Another unclear but important part of the speech covered how the PM sees the Brexit process happening. May is hoping for an agreement on the future relationship by the end of the two-year negotiating period, followed by a “phased implementation” utilising multiple “interim arrangements”. How this is different than a transitional arrangement is anybody’s guess, but it was made clear that a cliff-edge is to be avoided. How much detail the PM expects us to agree upon within two years is not clear at all, as it would be impossible to negotiate even the trade deal alone within such a time. Instead, it feels as if the PM is hoping to agree upon a broad position within two years, but is happy for the minutiae of process to take much longer, my guess would be a decade or more.

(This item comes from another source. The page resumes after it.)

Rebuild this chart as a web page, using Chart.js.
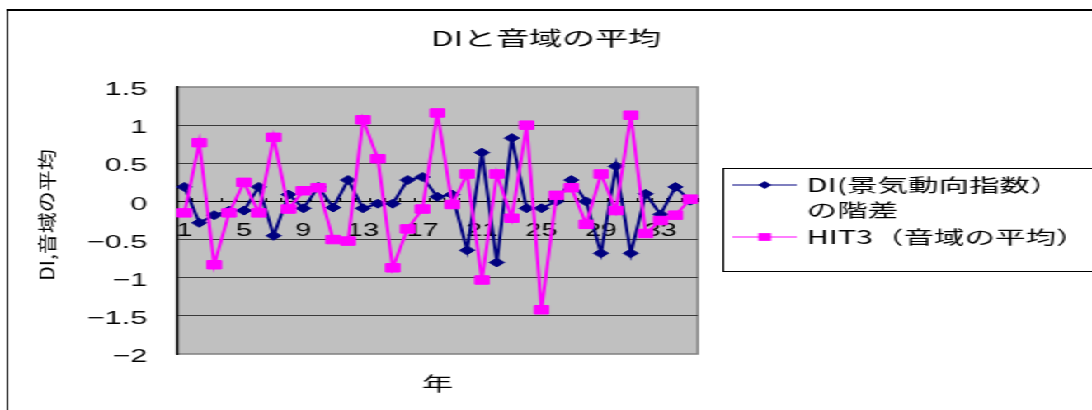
<!DOCTYPE html>
<html>
<head>
<meta charset="utf-8">
<script src="https://cdn.jsdelivr.net/npm/chart.js@4.4.0/dist/chart.umd.min.js"></script>
<style>
  html, body { margin: 0; padding: 0; background: #fff; overflow: hidden; width: 1092px; height: 410px; }
  /* the chart is laid out on a narrow sheet and widened to the page */
  #wrap { position: absolute; left: 0; top: 0; width: 662px; height: 410px; transform: scaleX(1.6495); transform-origin: 0 0; }
  #frame { position: absolute; left: 4px; top: 9px; width: 800px; height: 500px; border-left: 1.4px solid #000; border-top: 2px solid #000; }
  #c { position: absolute; left: 0; top: 0; }
</style>
</head>
<body>
<div id="wrap">
  <div id="frame"></div>
  <canvas id="c" width="662" height="410"></canvas>
</div>
<script>
// 年 (1..35)
const categories = ['1','2','3','4','5','6','7','8','9','10','11','12','13','14','15','16','17','18',
                    '19','20','21','22','23','24','25','26','27','28','29','30','31','32','33','34','35'];

// DI(景気動向指数)の階差
const diValues = [0.19, -0.28, -0.18, -0.12, -0.12, 0.19, -0.45, 0.09, -0.09, 0.19,
                  -0.08, 0.28, -0.09, -0.03, -0.03, 0.28, 0.32, 0.06, 0.09, -0.64,
                  0.64, -0.80, 0.83, -0.09, -0.09, 0.00, 0.28, 0.00, -0.68, 0.46,
                  -0.68, 0.10, -0.17, 0.19, 0.01];

// HIT3(音域の平均)
const hitValues = [-0.15, 0.77, -0.83, -0.15, 0.25, -0.15, 0.84, -0.10, 0.14, 0.18,
                   -0.50, -0.52, 1.07, 0.56, -0.87, -0.36, -0.10, 1.16, -0.04, 0.36,
                   -1.03, 0.36, -0.22, 1.00, -1.42, 0.08, 0.18, -0.30, 0.36, -0.12,
                   1.13, -0.42, -0.25, -0.18, 0.03];

// category labels printed along the zero line
const xTickLabels = ['1','5','9','13','17','21','25','29','33'];

// legend text, one array of lines per series
const legendLines = [['DI(景気動向指数）', 'の階差'], ['HIT3（音域の平均）']];

const chartTitle = 'DIと音域の平均';
const yTitle = 'DI,音域の平均';
const xTitle = '年';

const CJK = '"Noto Sans CJK JP", "Noto Sans CJK SC", sans-serif';
const LATIN = '"Liberation Sans", Arial, sans-serif';

function fmtTick(v) {
  const a = Math.abs(v);
  return (v < 0 ? '\u2212' : '') + String(a);
}

// grey plot area with a soft border, as in spreadsheet charts
const plotBackground = {
  id: 'plotBackground',
  beforeDraw(chart) {
    const {ctx, chartArea: a} = chart;
    ctx.save();
    ctx.fillStyle = '#c0c0c0';
    ctx.fillRect(a.left, a.top, a.right - a.left, a.bottom - a.top);
    ctx.strokeStyle = '#808080';
    ctx.lineWidth = 1.5;
    ctx.strokeRect(a.left, a.top, a.right - a.left, a.bottom - a.top);
    ctx.restore();
  }
};

// vertical axis caption, drawn narrow
const yCaption = {
  id: 'yCaption',
  afterDraw(chart) {
    const {ctx} = chart;
    ctx.save();
    ctx.translate(29, 215);
    ctx.rotate(-Math.PI / 2);
    ctx.scale(1, 0.55);
    ctx.font = '21px ' + CJK;
    ctx.fillStyle = '#000';
    ctx.textAlign = 'center';
    ctx.textBaseline = 'middle';
    ctx.fillText(yTitle, 0, 0);
    ctx.restore();
  }
};

function marker(ctx, style, x, y, r, color) {
  ctx.fillStyle = color;
  ctx.beginPath();
  if (style === 'rectRot') {
    ctx.moveTo(x, y - r); ctx.lineTo(x + r, y); ctx.lineTo(x, y + r); ctx.lineTo(x - r, y);
  } else {
    const s = r * Math.SQRT1_2;
    ctx.rect(x - s, y - s, 2 * s, 2 * s);
  }
  ctx.closePath();
  ctx.fill();
}

// boxed legend on the right with wrapped labels
const sideLegend = {
  id: 'sideLegend',
  afterDraw(chart) {
    const {ctx} = chart;
    const bx = 438, by = 168, bw = 300, bh = 103;
    ctx.save();
    ctx.fillStyle = '#fff';
    ctx.fillRect(bx, by, bw, bh);
    ctx.strokeStyle = '#000';
    ctx.lineWidth = 1;
    ctx.strokeRect(bx + 0.5, by + 0.5, bw, bh);
    const rows = [185, 237];
    ctx.font = '18.5px ' + CJK;
    ctx.textBaseline = 'middle';
    ctx.textAlign = 'left';
    chart.data.datasets.forEach((ds, i) => {
      const y = rows[i];
      ctx.strokeStyle = ds.borderColor;
      ctx.lineWidth = 1.2;
      ctx.beginPath();
      ctx.moveTo(444, y);
      ctx.lineTo(483, y);
      ctx.stroke();
      marker(ctx, ds.pointStyle, 463.6, y, ds.pointStyle === 'rectRot' ? 4 : 5.5, ds.borderColor);
      ctx.fillStyle = '#000';
      legendLines[i].forEach((line, k) => ctx.fillText(line, 489, y + k * 25));
    });
    ctx.restore();
  }
};

new Chart(document.getElementById('c'), {
  type: 'line',
  data: {
    labels: categories,
    datasets: [
      {
        label: legendLines[0].join(''),
        data: diValues,
        borderColor: '#000080',
        backgroundColor: '#000080',
        pointBackgroundColor: '#000080',
        pointBorderColor: '#000080',
        borderWidth: 2,
        pointStyle: 'rectRot',
        pointRadius: 4.5,
        pointBorderWidth: 1,
        tension: 0,
        order: 1
      },
      {
        label: legendLines[1].join(''),
        data: hitValues,
        borderColor: '#ff00ff',
        backgroundColor: '#ff00ff',
        pointBackgroundColor: '#ff00ff',
        pointBorderColor: '#ff00ff',
        borderWidth: 2,
        pointStyle: 'rect',
        pointRadius: 6,
        pointBorderWidth: 1,
        tension: 0,
        order: 0
      }
    ]
  },
  options: {
    responsive: false,
    animation: false,
    devicePixelRatio: 1,
    layout: { padding: 0 },
    plugins: {
      legend: { display: false },
      tooltip: { enabled: false },
      title: {
        display: true,
        text: chartTitle,
        color: '#000',
        font: { family: CJK, size: 20, weight: 'normal' },
        padding: { top: 26, bottom: 37 }
      }
    },
    scales: {
      x: {
        type: 'category',
        position: { y: 0 },
        offset: true,
        grid: {
          display: true,
          drawOnChartArea: false,
          drawTicks: true,
          tickLength: -4,
          offset: true,
          color: '#000',
          lineWidth: 1
        },
        border: { display: true, color: '#000', width: 1 },
        ticks: {
          autoSkip: false,
          maxRotation: 0,
          minRotation: 0,
          padding: 23,
          color: '#000',
          font: { family: LATIN, size: 17.5 },
          callback(v, i) {
            const l = categories[i];
            return xTickLabels.includes(l) ? l : '';
          }
        }
      },
      x2: {
        type: 'category',
        position: 'bottom',
        offset: true,
        grid: { display: false, drawTicks: false },
        border: { display: false },
        ticks: { display: false },
        title: {
          display: true,
          text: xTitle,
          color: '#000',
          font: { family: CJK, size: 19 },
          padding: { top: 18.6, bottom: 14.6 }
        }
      },
      y: {
        min: -2,
        max: 1.5,
        grid: {
          drawTicks: false,
          lineWidth: 1,
          color: c => (c.tick && (c.tick.value === 1.5 || c.tick.value === -2)) ? 'rgba(0,0,0,0)' : '#3a3a3a'
        },
        border: { display: true, color: '#000', width: 1.2 },
        ticks: {
          stepSize: 0.5,
          padding: 18,
          labelOffset: 3,
          color: '#000',
          font: { family: LATIN, size: 18.5 },
          callback: v => fmtTick(v)
        },
        afterFit(s) { s.width = 107.3; }
      },
      // empty band on the right that leaves room for the legend box
      yRight: {
        type: 'linear',
        position: 'right',
        display: true,
        grid: { display: false, drawTicks: false },
        border: { display: false },
        ticks: { display: false },
        afterFit(s) { s.width = 239; }
      }
    }
  },
  plugins: [plotBackground, yCaption, sideLegend]
});
</script>
</body>
</html>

I’m sure that many leavers got a bit tingly during parts of the speech, but the main criticism of it will be that it is undoubtedly a “have your cake and eat it approach” despite being told by the EU27 that such an approach is unacceptable. It seems from how May addressed the “phased implementation” strategy though, that the position she is talking about is the end-game, not where we will be in 2019. The suggestion of multiple interim arrangements necessitates that May understands realising her vision of a global Britain in full won’t be happening in the near future, most likely not during her premiership. In reality, exiting the single market and the customs union was almost always an inevitability at some point in the future of post-EU Britain, but we still don’t have a lot of clarity over the steps we will be required to take to get there. The type of trade deal May is proposing would be more comprehensive that Canada’s CETA agreement, and when such an agreement has never been concluded in less than seven years, often taking more than ten, it could be a long time before we drop out the SM. Until then, interim arrangements will surely be some kind of quasi-membership until we have figured things out, which makes me still reluctant to call this a hard Brexit. In fact, any new UK-EU trade deal will require an independent dispute resolution regime handled by a supranational court. May explicitly said that she is okay with supranational institutions, just not any as strong as the EU ones. This points us directly towards membership of EFTA, which has its own court ready to take the European Court of Justice’s place. Alongside a comprehensive FTA, this would essentially put us in a Swiss-plus position.
Once again, the vital missing piece of the puzzle here is timelines. If following the negotiations, we accept that we won’t be able to do any of this stuff for a long time, then what do we do in the interim? May even conceded that interim arrangements would be up for negotiation. In terms of our final destination then, May has been quite clear as to the government’s objectives. As to what steps we take to get there though, I would still say that nothing is off the table.